Ora, considerando la situazione industriale del cinema nostrano contemporaneo e certamente escludendo sporadici casi di collaborazioni o particolari sodalizi (pensiamo ai vari Novello Novelli, Nando Paone, Maurizio Mattioli, Tony Sperandeo; ma anche i più complessi e completi Leo Gullotta, Marina Confalone, Marco Messeri, per citarne tre), le “facce” sono state assorbite dalla fiction popolare, che fa un po’ le veci del cinema strapaesano degli anni cinquanta e di quello ad episodi dei sessanta. Monica Scattini, che era una faccia, ha avuto la fortuna di intercettare tanto gli ultimi fuochi di alcuni grandi maestri della commedia quanto le stanche riproposizioni di un modello irripetibile o i prodotti usa-e-getta di quel che resta della nostra tradizione.
Monica Scattini ci ha lasciati oggi, tre giorni dopo aver compiuto cinquantanove anni, e probabilmente il suo nome a molti dice poco. La sua faccia, ecco, forse dice qualcosa in più di questa figlia d’artigianato più che figlia d’arte (il padre era Luigi Scattini, regista, tra le altre cose, de La ragazza dalla pelle di luna) che negli ultimi quindici anni non è riuscita a trovare sul grande schermo un ruolo adatto al suo stile aspro ed elegante al contempo e alla sua presenza squisita e buffa anche quando alle prese con lo stereotipo che ha spesso incarnato e che perfino Wikipedia riporta nell’incipit della pagina a lei dedicata (la toscana benestante).
In bacheca aveva due premi di prestigio, entrambi assegnati per la miglior attrice non protagonista dell’annata: il Nastro d’Argento per Lontano da dove, esordio emigrante di Stefania Casini (la Neve di una mitica sequenza di Novecento con De Niro e Depardieu a letto) che ricordo vagamente un po’ scombinato, e il David di Donatello per Maniaci sentimentali di Simona Izzo.

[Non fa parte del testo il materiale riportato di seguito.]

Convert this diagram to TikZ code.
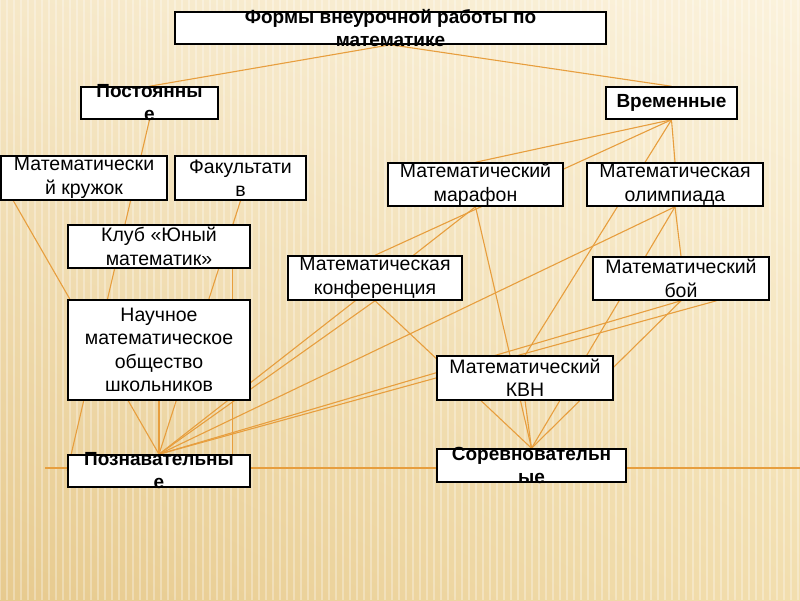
\documentclass[tikz,border=0pt]{standalone}
\usepackage{fontspec}
\setmainfont{Liberation Sans}
\usetikzlibrary{calc,shadings}
\definecolor{linkor}{RGB}{231,158,62}
\definecolor{bgul}{RGB}{246,232,200}
\definecolor{bgur}{RGB}{251,242,220}
\definecolor{bgll}{RGB}{231,202,142}
\definecolor{bglr}{RGB}{242,222,174}
\pgfdeclarelayer{bgl}
\pgfdeclarelayer{links}
\pgfsetlayers{bgl,links,main}

\begin{document}
\begin{tikzpicture}[x=1pt,y=-1pt,
	frm/.style={draw, line width=1.5pt, fill=white, inner sep=0pt, align=center,
		font=\fontsize{19.5}{23.5}\selectfont},
	hdtxt/.style={inner sep=0pt, align=center, font=\bfseries\fontsize{19}{23}\selectfont},
	link/.style={draw=linkor, line width=1.1pt}]
			
			\useasboundingbox (0,0) rectangle (800,600);
			
			% background with stripes
			\begin{pgfonlayer}{bgl}
			\shade[upper left=bgul, upper right=bgur, lower left=bgll, lower right=bglr]
			(0,0) rectangle (800,600);
			\foreach \sx in {0,7,...,800}
			\draw[white, opacity=.3, line width=2.5pt] (\sx,0) -- (\sx,600);
			\end{pgfonlayer}
			
			% top level
			\node[frm, minimum width=431, minimum height=32] (forms) at (390.5,28) {};
			\node[hdtxt] (formstxt) at (forms.center) {Формы внеурочной работы по\\математике};
			
			% two kinds by time
			\node[frm, minimum width=137, minimum height=32] (post) at (149.5,103) {};
			\node[hdtxt] (posttxt) at (post.center) {Постоянны\\е};
			\node[frm, minimum width=131, minimum height=32, font=\bfseries\fontsize{19}{23}\selectfont]
			(vrem) at (671.5,103) {Временные};
			
			% permanent forms
			\node[frm, minimum width=166, minimum height=44] (kruzh) at (84,178) {Математически\\й кружок};
			\node[frm, minimum width=131, minimum height=44] (fakult) at (240.5,178) {Факультати\\в};
			\node[frm, minimum width=182, minimum height=43] (klub) at (159,246.5) {Клуб «Юный\\математик»};
			\node[frm, minimum width=182, minimum height=100] (nauch) at (159,350)
			{Научное\\математическое\\общество\\школьников};
			
			% temporary forms
			\node[frm, minimum width=175, minimum height=43] (maraf) at (475.5,184.5) {Математический\\марафон};
			\node[frm, minimum width=176, minimum height=43] (olimp) at (675,184.5) {Математическая\\олимпиада};
			\node[frm, minimum width=174, minimum height=44] (konf) at (375,278) {Математическая\\конференция};
			\node[frm, minimum width=176, minimum height=43] (boi) at (681,278.5) {Математический\\бой};
			\node[frm, minimum width=176, minimum height=44] (kvn) at (525,378) {Математический\\КВН};
			
			% two kinds by aim
			\node[frm, minimum width=182, minimum height=32] (pozn) at (159,471) {};
			\node[hdtxt] (pozntxt) at (pozn.center) {Познавательны\\е};
			\node[frm, minimum width=189, minimum height=33] (sorev) at (531.5,465.5) {};
			\node[hdtxt] (sorevtxt) at (sorev.center) {Соревновательн\\ые};
			
			\coordinate (hl) at (45,468);
			\coordinate (hr) at (800,468);
			
			% connectors behind the boxes
			\begin{pgfonlayer}{links}
			\draw[link] (forms.south) -- (post.north);
			\draw[link] (forms.south) -- (vrem.north);
			\draw[link] (post.south) -- (pozn.west);
			\draw[link] (kruzh.west) -- (pozn.north);
			\draw[link] (fakult.south) -- (pozn.north);
			\draw[link] ($(klub.south)!.8!(klub.south east)$) -- ($(pozn.north)!.8!(pozn.north east)$);
			\draw[link] (nauch.south) -- (pozn.north);
			\draw[link] (maraf.south) -- (pozn.north);
			\draw[link] (konf.south) -- (pozn.north);
			\draw[link] (olimp.south) -- (pozn.north);
			\draw[link] (boi.south) -- (pozn.north);
			\draw[link] (pozn.north) -- ($(boi.south)!.4!(boi.south east)$);
			
			\draw[link] (vrem.south) -- (maraf.north);
			\draw[link] (vrem.south) -- (olimp.north);
			\draw[link] (vrem.south) -- (konf.north);
			\draw[link] (vrem.south) -- (kvn.north);
			\draw[link] (olimp.south) -- (boi.north);
			
			\draw[link] (maraf.south) -- (sorev.north);
			\draw[link] (konf.south) -- (sorev.north);
			\draw[link] (olimp.south) -- (sorev.north);
			\draw[link] (boi.south) -- (sorev.north);
			\draw[link] (kvn.south) -- (sorev.north);
			
			\draw[link] (hl) -- (hr);
			\end{pgfonlayer}
			
		\end{tikzpicture}
\end{document}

Due registe, non esattamente indimenticabili, ma che hanno saputo valorizzarla. Specie la Izzo le ha cucito addosso il bel ruolo della frustrata Serena, anima burbera della famiglia disfunzionale di quel film non del tutto mediocre.

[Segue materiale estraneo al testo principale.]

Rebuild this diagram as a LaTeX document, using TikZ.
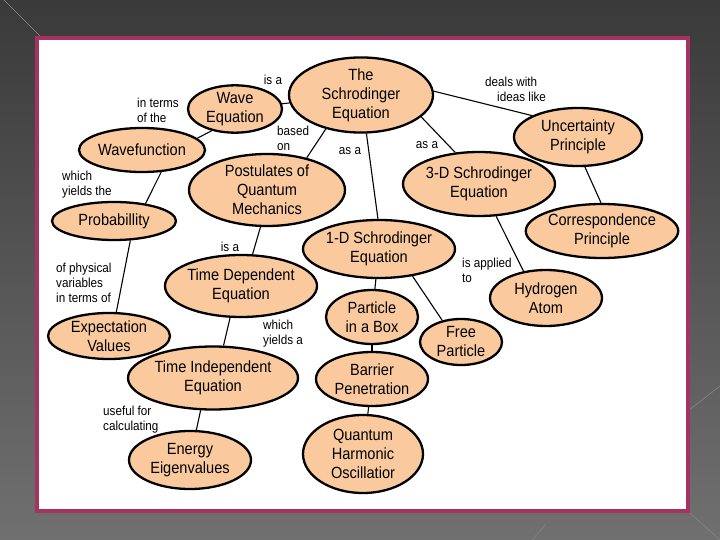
\documentclass[tikz,border=0pt]{standalone}
\usepackage{fontspec}
\setmainfont{Liberation Sans}[FakeStretch=0.9]
\usetikzlibrary{shapes.geometric}
\definecolor{peach}{RGB}{250,202,158}
\definecolor{framec}{RGB}{168,50,95}
\definecolor{bgtop}{RGB}{58,58,58}
\definecolor{bgbot}{RGB}{112,112,112}
\definecolor{deco}{RGB}{135,135,135}
\begin{document}
\begin{tikzpicture}[x=1pt,y=-1pt,
  concept/.style={ellipse, draw=black, line width=2.3pt, fill=peach, inner sep=0pt, align=center, font=\fontsize{16.2}{19}\selectfont},
  lbl/.style={font=\fontsize{13}{15.2}\selectfont, inner sep=0pt, align=left, anchor=west},
  link/.style={line width=1.1pt, black}]
% background
\shade[top color=bgtop, bottom color=bgbot] (0,0) rectangle (720,540);
\useasboundingbox (0,0) rectangle (720,540);
\draw[deco, line width=0.6pt] (2,-2) -- (40,36);
\draw[deco, line width=0.6pt] (690,513) -- (720,540);
\draw[deco, line width=0.6pt] (689,410) -- (720,386);
\draw[deco, line width=0.6pt] (532,540) -- (546,524);
\draw[framec, line width=4pt, fill=white] (37,38) rectangle (688,511);

% concepts
\node[concept, minimum width=144pt, minimum height=70pt] (se) at (361,95) {The\\Schrodinger\\Equation};
\node[concept, minimum width=94pt, minimum height=46pt] (we) at (235,109) {Wave\\Equation};
\node[concept, minimum width=126pt, minimum height=44pt] (wf) at (142,150) {Wavefunction};
\node[concept, minimum width=124pt, minimum height=38pt] (pr) at (114,221) {Probabillity};
\node[concept, minimum width=156pt, minimum height=72pt] (pq) at (267,190) {Postulates of\\Quantum\\Mechanics};
\node[concept, minimum width=152pt, minimum height=62pt] (td) at (241,286) {Time Dependent\\Equation};
\node[concept, minimum width=122pt, minimum height=46pt] (ev) at (109,336) {Expectation\\Values};
\node[concept, minimum width=170pt, minimum height=63pt] (ti) at (213,378) {Time Independent\\Equation};
\node[concept, minimum width=122pt, minimum height=58pt] (ee) at (190,460) {Energy\\Eigenvalues};
\node[concept, minimum width=152pt, minimum height=58pt] (od) at (379,249) {1-D Schrodinger\\Equation};
\node[concept, minimum width=92pt, minimum height=54pt] (pb) at (372,317) {Particle\\in a Box};
\node[concept, minimum width=82pt, minimum height=46pt] (fp) at (461,342) {Free\\Particle};
\node[concept, minimum width=112pt, minimum height=54pt] (bp) at (372,379) {Barrier\\Penetration};
\node[concept, minimum width=120pt, minimum height=78pt] (qh) at (363,454) {Quantum\\Harmonic\\Oscillatior};
\node[concept, minimum width=152pt, minimum height=64pt] (tdd) at (479,184) {3-D Schrodinger\\Equation};
\node[concept, minimum width=128pt, minimum height=58pt] (up) at (578,137) {Uncertainty\\Principle};
\node[concept, minimum width=148pt, minimum height=54pt] (cp) at (602,231) {Correspondence\\Principle};
\node[concept, minimum width=112pt, minimum height=56pt] (ha) at (546,298) {Hydrogen\\Atom};

% links
\draw[link] (se) -- (we);
\draw[link] (we.223) -- (wf.12);
\draw[link] (se.224) -- (pq.39);
\draw[link] (se.278) -- (od.92);
\draw[link] (se.340) -- (tdd.127);
\draw[link] (se.3) -- (up.155);
\draw[link] (up.283) -- (cp.92);
\draw[link] (tdd.298) -- (ha.130);
\draw[link] (wf.311) -- (pr.29);
\draw[link] (pr.310) -- (ev.73);
\draw[link] (pq.260) -- (td.70);
\draw[link] (td.251) -- (ti.72);
\draw[link] (ti.249) -- (ee.78);
\draw[link] (od) -- (pb);
\draw[link] (od.321) -- (fp.131);
\draw[link] (pb) -- (bp);
\draw[link] (bp) -- (qh);

% labels
\node[lbl, anchor=center] (l1) at (273,80) {is a};
\node[lbl] (l2) at (137,110.5) {in terms\\of the};
\node[lbl] (l3) at (277,138.5) {based\\on};
\node[lbl, anchor=center] (l4) at (350,151) {as a};
\node[lbl, anchor=center] (l5) at (427,145) {as a};
\node[lbl] (l6) at (485,89.5) {deals with\\\hspace*{12pt}ideas like};
\node[lbl] (l7) at (62,185) {which\\yields the};
\node[lbl, anchor=center] (l8) at (230,247) {is a};
\node[lbl] (l9) at (56,283) {of physical\\variables\\in terms of};
\node[lbl] (l10) at (263,333.5) {which\\yields a};
\node[lbl] (l11) at (462,270.5) {is applied\\to};
\node[lbl] (l12) at (103,419.5) {useful for\\calculating};
\end{tikzpicture}
\end{document}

La sua filmografia si smarrisce geograficamente in un percorso simpaticamente eclettico: esordisce con uno dei Bolognini più turgidi di sempre (Fatti di gente perbene) e finisce alla corte del Coppola più sfortunato (Un sogno lungo un giorno), lega la propria immagine da cartoon a due meravigliose rapsodie di Scola (nel muto Ballando ballando gioca benissimo di mimica; ne La famiglia è un’acidissima zia Millina, zitella che litiga continuamente con le sorelle) e alla più cattiva commedia italiana degli ultimi venticinque anni (Parenti serpenti di Monicelli, in cui è la figlia sterile e perfida), entra in gioco anche con Risi (la dolce segretaria di Tolgo il disturbo) e lascia il segno con Mazzacurati (Un’altra vita). E nondimeno va sottolineato il fortissimo sodalizio con Alessandro Haber, suggellato da Scacco pazzo.
Soprattutto bisogna citare la collaborazione costante coi fratelli Vanzina e Christian De Sica, che le hanno costruito l’immagine della “toscana benestante” di cui sopra: il pecoreccio Selvaggi, lo stanco Vacanze di Natale 2000 e il televisivo Un ciclone di famiglia di Carlo Vanzina, l’orrendo Uomini uomini uomini e il pretenzioso Simpatici & antipatici di De Sica, sono film che rendono la Scattini una presenza familiare e simpatica nella prospettiva della commediaccia sulla borghesia di cui i tre (Carlo, Enrico e De Sica) sono esponenti massimi. Nelle loro mani l’attrice è diventata una macchietta riconoscibile, probabilmente limitando la propria personalità d’attrice in quegli steccati recitativi, ma che in realtà presenta qualche legame col discorso sui caratteristi in apertura di post.
Ci lascia così una brava e piacevole attrice che forse avrebbe potuto dare un po’ di più al nostro cinema, se solo il nostro cinema avesse permesso qualcosa di diverso rispetto alla ripetizione estenuante di estemporanei successi di cassetta. Tuttavia, al di là del dispiacere di questa morte prematura, ci resta nella memoria quella faccia un po’ così, col nasone buffo e il sorriso ammiccante, gli occhi vispi e la voce simpaticamente malinconica.